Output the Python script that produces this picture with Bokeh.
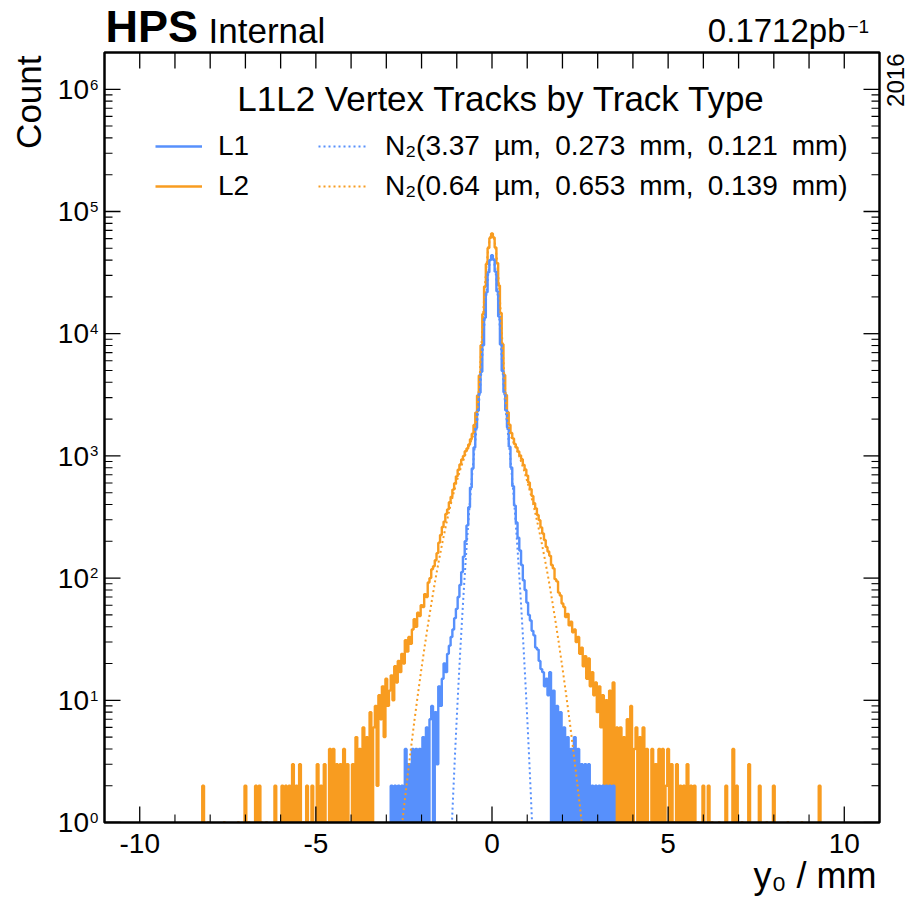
import numpy as np
from bokeh.plotting import figure
from bokeh.models import Range1d, Label, Legend, LegendItem, BoxAnnotation
from bokeh.embed import file_html
from bokeh.resources import INLINE

# ---------------- data ----------------
BIN_WIDTH = 0.05          # mm
L2_FIRST_CENTER = -8.30   # mm
L1_FIRST_CENTER = -2.90   # mm

# L2 track counts per bin, bin centres -8.30 ... 9.35 mm
l2_counts = [
    0, 0, 2, 0, 0, 1, 0, 0, 0, 0,
    0, 0, 0, 0, 1, 0, 0, 0, 0, 0,
    0, 0, 1, 0, 0, 0, 2, 0, 1, 0,
    0, 0, 2, 0, 2, 1, 0, 0, 1, 0,
    0, 0, 0, 2, 0, 1, 0, 2, 1, 2,
    0, 2, 1, 3, 0, 2, 1,
    3, 0, 1, 0, 2, 0, 1, 2, 0, 1,
    3, 0, 2, 0, 3, 1, 0, 4, 1, 4,
    0, 3, 1, 3, 0, 4, 0, 3, 1, 0,
    3, 0, 5, 1, 4, 0, 6, 1, 5, 0,
    8, 1, 6, 9,
    2, 11, 7, 13, 5, 15, 9, 12, 16, 10,
    19, 14, 21, 17, 24, 20, 31, 25, 33, 29,
    38, 46, 40, 52, 49, 60, 58, 74, 70, 92,
    100, 118, 125, 140, 160,
    195, 225, 262, 290, 335, 365, 418, 462, 530, 598,
    680, 770, 850, 935, 1000, 1090, 1150, 1240, 1370, 1520,
    1790, 2260, 3120, 4550, 8050, 14500, 24300, 37200, 50200, 60800,
    66000,
    61200, 50800, 37800, 24800, 14800, 8200, 4600, 3150, 2280, 1800,
    1540, 1390, 1250, 1170, 1085, 1010, 940, 845, 775, 690,
    605, 535, 470, 410, 372, 328, 298, 260, 232, 205,
    180, 165, 152, 128, 120, 98, 94, 76, 72, 62,
    58, 48, 51, 41, 44, 36, 38, 30, 33, 24,
    27, 19, 23, 15, 22, 13, 17, 11, 14, 8,
    13, 6, 11,
    0, 10, 1, 12, 0, 14, 1, 6, 0, 6,
    1, 5, 0, 7, 1, 9, 0, 4, 6, 0,
    5, 1, 6, 0, 4, 1, 0, 4, 1, 3,
    0, 4, 1, 4, 0, 2, 4, 0, 3, 1,
    0, 3, 0, 2, 1, 2, 0, 3, 1, 2,
    0, 2,
    0, 1, 0, 0, 2, 0, 0, 2, 0, 1,
    0, 0, 0, 1, 0, 0, 0, 2, 0, 0,
    0, 4, 0, 2, 0, 0, 1, 0, 0, 0,
    3, 0, 0, 0, 0, 0, 2, 0, 0, 0,
    1, 0, 0, 0, 2, 0, 0, 0, 0, 0,
    0, 0, 1, 0, 0, 0, 0, 0, 0, 0,
    1, 0, 0, 0, 0, 0, 0, 0, 0, 0,
    2, 0,
]

# L1 track counts per bin, bin centres -2.90 ... 3.50 mm
l1_counts = [
    0, 2, 0, 2, 1, 2, 0, 2, 1, 4,
    0, 3, 1, 4, 0, 4, 1, 4, 0, 5,
    1, 6, 0, 7, 9, 1, 8, 3,
    13, 9, 15, 20, 17, 24, 28, 33, 38, 47,
    56, 70, 88, 112, 150, 200, 270,
    380, 550, 790, 1170, 1690, 2340, 3290, 4880, 8050, 13500,
    21800, 31800, 40000, 43800, 40300, 32200, 22200, 13800, 8150, 4950,
    3320, 2360, 1710, 1190, 805, 565, 392,
    285, 214, 168, 128, 96, 80, 63, 50, 45, 37,
    34, 27, 26, 21, 18, 17, 13,
    15, 11, 17, 1, 12, 0, 9, 1, 8, 0,
    6, 0, 5, 1, 4, 0, 5, 1, 4, 0,
    3, 1, 3, 0, 3, 1, 2, 0, 2, 1,
    2, 0, 2, 1, 2, 0, 2, 1, 2, 0,
]

# double-Gaussian fit curves (dotted)
fit1_x = [-1.20, -1.15, -1.10, -1.05, -1.00, -0.95, -0.90, -0.85, -0.80, -0.75,
          -0.70, -0.65, -0.60, -0.55, -0.50, -0.45, -0.40, -0.35, -0.30, -0.25,
          -0.20, -0.15, -0.10, -0.05, 0.00, 0.05, 0.10, 0.15, 0.20, 0.25,
          0.30, 0.35, 0.40, 0.45, 0.50, 0.55, 0.60, 0.65, 0.70, 0.75,
          0.80, 0.85, 0.90, 0.95, 1.00, 1.05, 1.10, 1.15, 1.20]
fit1_y = [0.375, 0.82, 1.75, 3.61, 7.19, 13.8, 25.7, 46.0, 80.5, 135,
          220, 346, 527, 775, 1110, 1550, 2180, 3170, 4990, 8380,
          14200, 22700, 32500, 40700, 43900, 40700, 32500, 22700, 14200, 8380,
          4990, 3170, 2180, 1550, 1110, 775, 527, 346, 220, 135,
          80.5, 46.0, 25.7, 13.8, 7.19, 3.61, 1.75, 0.82, 0.375]

fit2_x = [-2.6, -2.5, -2.4, -2.3, -2.2, -2.1, -2.0, -1.9, -1.8, -1.7,
          -1.6, -1.5, -1.4, -1.3, -1.2, -1.1, -1.0, -0.9, -0.8, -0.7,
          -0.6, -0.55, -0.5, -0.45, -0.4, -0.35, -0.3, -0.25, -0.2, -0.15,
          -0.1, -0.05, 0.0, 0.05, 0.1, 0.15, 0.2, 0.25, 0.3, 0.35,
          0.4, 0.45, 0.5, 0.55, 0.6, 0.7, 0.8, 0.9, 1.0, 1.1,
          1.2, 1.3, 1.4, 1.5, 1.6, 1.7, 1.8, 1.9, 2.0, 2.1,
          2.2, 2.3, 2.4, 2.5, 2.6]
fit2_y = [0.72, 1.32, 2.34, 4.06, 6.9, 11.4, 18.4, 29.0, 44.8, 67.5,
          100, 143, 201, 276, 370, 484, 620, 774, 945, 1126,
          1310, 1420, 1590, 1920, 2670, 4420, 8000, 14560, 24600, 37700,
          51400, 62000, 66000, 62000, 51400, 37700, 24600, 14560, 8000, 4420,
          2670, 1920, 1590, 1420, 1310, 1126, 945, 774, 620, 484,
          370, 276, 201, 143, 100, 67.5, 44.8, 29.0, 18.4, 11.4,
          6.9, 4.06, 2.34, 1.32, 0.72]

series_labels = ["L1", "L2"]
fit_labels = ["N\u2082(3.37\u2002\u00b5m,\u20020.273\u2002mm,\u20020.121\u2002mm)",
              "N\u2082(0.64\u2002\u00b5m,\u20020.653\u2002mm,\u20020.139\u2002mm)"]
x_major_ticks = [-10, -5, 0, 5, 10]
x_minor_ticks = [-9, -8, -7, -6, -4, -3, -2, -1, 1, 2, 3, 4, 6, 7, 8, 9]
x_top_ticks = list(range(-10, 11))
y_tick_exps = [0, 1, 2, 3, 4, 5, 6]
y_major_ticks = [10.0 ** e for e in y_tick_exps]
y_minor_ticks = [m * 10.0 ** e for e in y_tick_exps for m in range(2, 10) if m * 10.0 ** e < 2e6]

# ---------------- style / layout ----------------
BLUE = "#5790fc"
ORANGE = "#f89c20"
FONT = "Liberation Sans"
W, H = 912, 897
FL, FR, FT, FB = 104, 879, 52, 822          # plot box in window pixels
XMIN, XMAX = -11.0, 11.0                    # axis limits of the box
YMIN, YMAX = 1.0, 2e6
PX_PER_X = (FR - FL) / (XMAX - XMIN)
PX_PER_DEC = (FB - FT) / (np.log10(YMAX) - np.log10(YMIN))
BASE_SHIFT = 0.35                           # renderer puts the baseline ~0.35 em low


def X(px):
    return XMIN + (px - FL) / PX_PER_X


def Y(py):
    return 10 ** (np.log10(YMIN) + (FB - py) / PX_PER_DEC)


# the frame covers the whole window, the box is drawn inside it
p = figure(width=W, height=H, x_range=Range1d(X(0), X(W)), y_range=Range1d(Y(H), Y(0)),
           y_axis_type="log", x_axis_location=None, y_axis_location=None,
           output_backend="svg", toolbar_location=None, min_border=0)
p.xgrid.visible = False
p.ygrid.visible = False
p.background_fill_color = "white"
p.border_fill_color = "white"
p.outline_line_color = None

# ---------------- histograms and fits ----------------
c2 = np.array(l2_counts, dtype=float)
x2 = L2_FIRST_CENTER + BIN_WIDTH * np.arange(len(c2))
y2 = np.where(c2 > 0, c2, 1e-3)      # empty bins drop below the log axis
c1 = np.array(l1_counts, dtype=float)
x1 = L1_FIRST_CENTER + BIN_WIDTH * np.arange(len(c1))
y1 = np.where(c1 > 0, c1, 1e-3)

r2 = p.step(x2, y2, mode="center", line_color=ORANGE, line_width=2.4)
r1 = p.step(x1, y1, mode="center", line_color=BLUE, line_width=2.4)
f1 = p.line(fit1_x, fit1_y, line_color=BLUE, line_width=2, line_dash="2 3")
f2 = p.line(fit2_x, fit2_y, line_color=ORANGE, line_width=2, line_dash="2 3")

# ---------------- ticks (inside the box, on all four sides) ----------------
MAJ, MIN_ = 16, 8
fy_maj = 10 ** (MAJ / PX_PER_DEC)
fy_min = 10 ** (MIN_ / PX_PER_DEC)
dx_maj = MAJ / PX_PER_X
dx_min = MIN_ / PX_PER_X
xm = np.array(x_major_ticks, float)
xn = np.array(x_minor_ticks, float)
xt = np.array(x_top_ticks, float)
ym = np.array(y_major_ticks)
yn = np.array(y_minor_ticks)
TK = dict(line_color="black")
p.segment(xm, YMIN, xm, YMIN * fy_maj, line_width=1.3, **TK)
p.segment(xn, YMIN, xn, YMIN * fy_min, line_width=1.1, **TK)
p.segment(xt, YMAX, xt, YMAX / fy_maj, line_width=1.3, **TK)
p.segment(XMIN, ym, XMIN + dx_maj, ym, line_width=1.3, **TK)
p.segment(XMIN, yn, XMIN + dx_min, yn, line_width=1.1, **TK)
p.segment(XMAX, ym, XMAX - dx_maj, ym, line_width=1.3, **TK)
p.segment(XMAX, yn, XMAX - dx_min, yn, line_width=1.1, **TK)

# mask below the box (empty bins / fit tails), then the box itself
p.add_layout(BoxAnnotation(top=YMIN, fill_color="white", fill_alpha=1.0, line_color=None))
p.add_layout(BoxAnnotation(left=XMIN, right=XMAX, bottom=YMIN, top=YMAX,
                           fill_alpha=0.0, line_color="black", line_alpha=1.0,
                           line_width=2.5))

# ---------------- legends ----------------
def make_legend(items, loc, gw, standoff):
    lg = Legend(items=items, location=loc, orientation="vertical")
    lg.border_line_color = None
    lg.background_fill_alpha = 0
    lg.padding = 0
    lg.margin = 0
    lg.spacing = 8
    lg.glyph_width = gw
    lg.glyph_height = 30
    lg.label_height = 30
    lg.label_standoff = standoff
    lg.label_text_font = FONT
    lg.label_text_font_size = "28px"
    lg.label_text_color = "black"
    return lg


leg_a = make_legend([LegendItem(label=series_labels[0], renderers=[r1]),
                     LegendItem(label=series_labels[1], renderers=[r2])],
                    (155, H - 202), 47, 16)
leg_b = make_legend([LegendItem(label=fit_labels[0], renderers=[f1]),
                     LegendItem(label=fit_labels[1], renderers=[f2])],
                    (318, H - 202), 49, 18)
p.add_layout(leg_a)
p.add_layout(leg_b)


def add_text(px, py, text, size, align="left", bold=False, angle=0.0):
    # (px, py): wanted baseline anchor in window pixels
    if angle == 0.0:
        py = py - BASE_SHIFT * size
    else:
        px = px - BASE_SHIFT * size
    p.add_layout(Label(x=X(px), y=Y(py), text=text, text_font=FONT,
                       text_font_size=f"{size}px", text_align=align,
                       text_baseline="alphabetic", text_color="black",
                       text_font_style="bold" if bold else "normal", angle=angle))


add_text(501, 110, "L1L2 Vertex Tracks by Track Type", 35, align="center")
add_text(105, 42, "HPS", 45, bold=True)
add_text(208, 42, "Internal", 35)
add_text(845, 42, "0.1712pb", 33, align="right")
add_text(847, 33, "\u22121", 19)
add_text(903, 53, "2016", 24, align="right", angle=np.pi / 2)
add_text(40, 55, "Count", 35, align="right", angle=np.pi / 2)
add_text(876, 888, "y\u2080 / mm", 36, align="right")

# x tick labels
for t in x_major_ticks:
    add_text(FL + (t - XMIN) * PX_PER_X, 853, str(t), 28, align="center")

# y tick labels 10^n
for e in y_tick_exps:
    ty = FB - e * PX_PER_DEC
    add_text(88.5, ty + 10, "10", 28, align="right")
    add_text(89.5, ty + 0.5, str(e), 15)

open("out.html", "w").write(file_html(p, INLINE))
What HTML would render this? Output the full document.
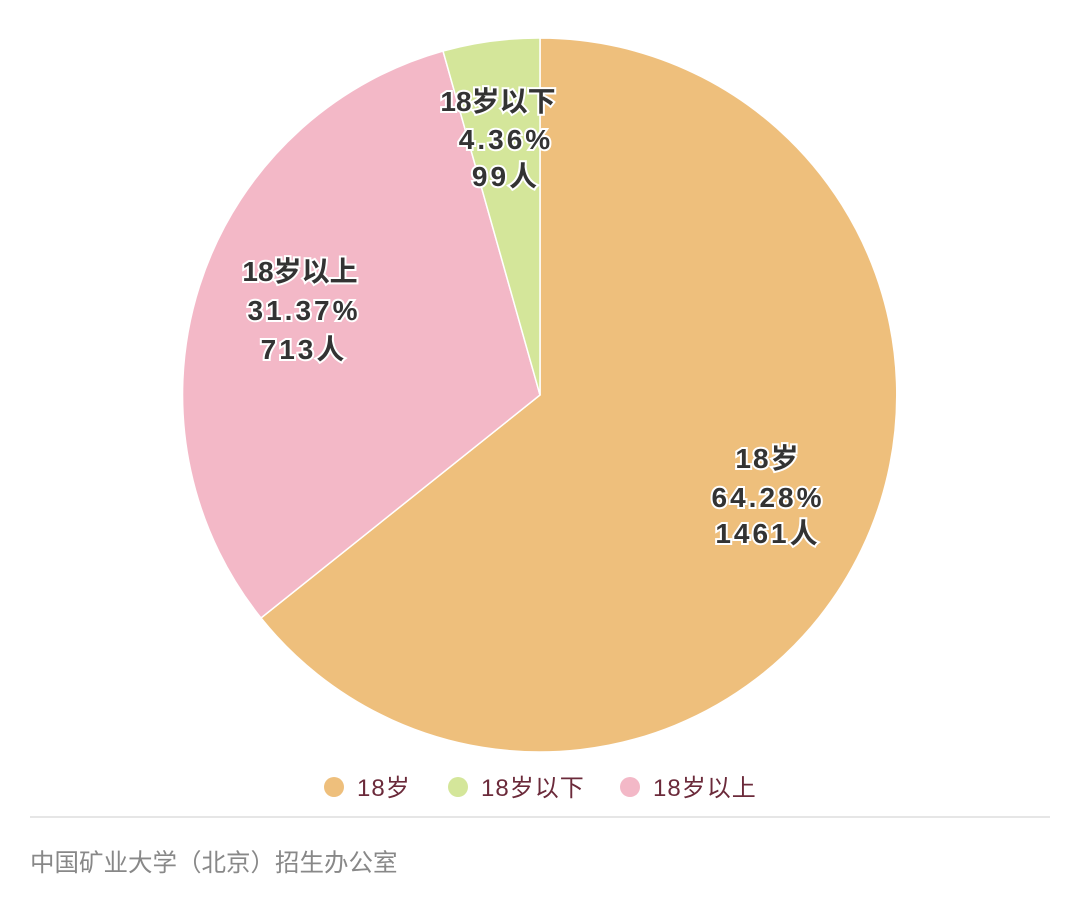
<!DOCTYPE html>
<html><head><meta charset="utf-8"><style>
body{margin:0;background:#fff;width:1080px;height:918px;overflow:hidden;font-family:"Liberation Sans","Noto Sans CJK SC",sans-serif}
</style></head><body>
<svg width="1080" height="918" xmlns="http://www.w3.org/2000/svg" style="position:absolute;left:0;top:0">
<g stroke="#fff" stroke-width="1.5">
<path d="M540,395 L540,38 A357,357 0 1 1 261,618 Z" fill="#EEBF7C"/>
<path d="M540,395 L261,618 A357,357 0 0 1 443,51 Z" fill="#F3B8C7"/>
<path d="M540,395 L443,51 A357,357 0 0 1 540,38 Z" fill="#D4E69A"/>
</g>
<g font-family="Liberation Sans, Noto Sans CJK SC, sans-serif" font-weight="bold" font-size="28" fill="#333" stroke="#fff" stroke-width="4" paint-order="stroke" text-anchor="middle">
<text x="498" y="111" letter-spacing="0">18岁以下</text><text x="506" y="149" letter-spacing="3">4.36%</text><text x="506" y="186" letter-spacing="3">99人</text>
<text x="300" y="281" letter-spacing="0">18岁以上</text><text x="304" y="320" letter-spacing="3">31.37%</text><text x="304" y="359" letter-spacing="3">713人</text>
<text x="768" y="468" letter-spacing="2">18岁</text><text x="768" y="507" letter-spacing="3">64.28%</text><text x="768" y="543" letter-spacing="3">1461人</text>
</g>
<g font-family="Liberation Sans, Noto Sans CJK SC, sans-serif" font-size="24" fill="#6b2a3a" letter-spacing="1">
<circle cx="334" cy="787" r="10" fill="#EEBF7C"/><text x="357" y="796">18岁</text>
<circle cx="458" cy="787" r="10" fill="#D4E69A"/><text x="481" y="796">18岁以下</text>
<circle cx="630" cy="787" r="10" fill="#F3B8C7"/><text x="653" y="796">18岁以上</text>
</g>
<line x1="30" y1="817" x2="1050" y2="817" stroke="#ddd" stroke-width="1.5"/>
<text x="30" y="871" font-family="Liberation Sans, Noto Sans CJK SC, sans-serif" font-size="24.5" fill="#888">中国矿业大学（北京）招生办公室</text>
</svg>
</body></html>
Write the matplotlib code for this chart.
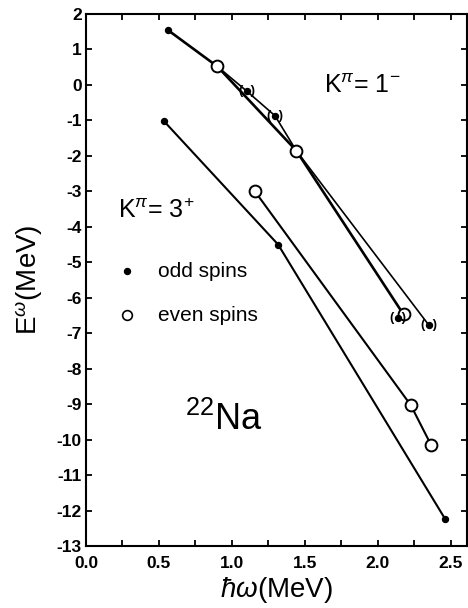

§ **REQUIREMENTS**
Omit the pictures and please write out exactly the lines between the one containing "What HTML would" and the last line of the entries, both included.

§ **FINAL ANSWER**
What HTML would render this? Output the full document.
<!DOCTYPE html>
<html><head><meta charset="utf-8"><style>
body{margin:0;background:#fff;width:1080px;height:918px;overflow:hidden;font-family:"Liberation Sans","Noto Sans CJK SC",sans-serif}
</style></head><body>
<svg width="1080" height="918" xmlns="http://www.w3.org/2000/svg" style="position:absolute;left:0;top:0">
<g stroke="#fff" stroke-width="1.5">
<path d="M540,395 L540,38 A357,357 0 1 1 261,618 Z" fill="#EEBF7C"/>
<path d="M540,395 L261,618 A357,357 0 0 1 443,51 Z" fill="#F3B8C7"/>
<path d="M540,395 L443,51 A357,357 0 0 1 540,38 Z" fill="#D4E69A"/>
</g>
<g font-family="Liberation Sans, Noto Sans CJK SC, sans-serif" font-weight="bold" font-size="28" fill="#333" stroke="#fff" stroke-width="4" paint-order="stroke" text-anchor="middle">
<text x="498" y="111" letter-spacing="0">18岁以下</text><text x="506" y="149" letter-spacing="3">4.36%</text><text x="506" y="186" letter-spacing="3">99人</text>
<text x="300" y="281" letter-spacing="0">18岁以上</text><text x="304" y="320" letter-spacing="3">31.37%</text><text x="304" y="359" letter-spacing="3">713人</text>
<text x="768" y="468" letter-spacing="2">18岁</text><text x="768" y="507" letter-spacing="3">64.28%</text><text x="768" y="543" letter-spacing="3">1461人</text>
</g>
<g font-family="Liberation Sans, Noto Sans CJK SC, sans-serif" font-size="24" fill="#6b2a3a" letter-spacing="1">
<circle cx="334" cy="787" r="10" fill="#EEBF7C"/><text x="357" y="796">18岁</text>
<circle cx="458" cy="787" r="10" fill="#D4E69A"/><text x="481" y="796">18岁以下</text>
<circle cx="630" cy="787" r="10" fill="#F3B8C7"/><text x="653" y="796">18岁以上</text>
</g>
<line x1="30" y1="817" x2="1050" y2="817" stroke="#ddd" stroke-width="1.5"/>
<text x="30" y="871" font-family="Liberation Sans, Noto Sans CJK SC, sans-serif" font-size="24.5" fill="#888">中国矿业大学（北京）招生办公室</text>
</svg>
</body></html>
Write the matplotlib code for this chart.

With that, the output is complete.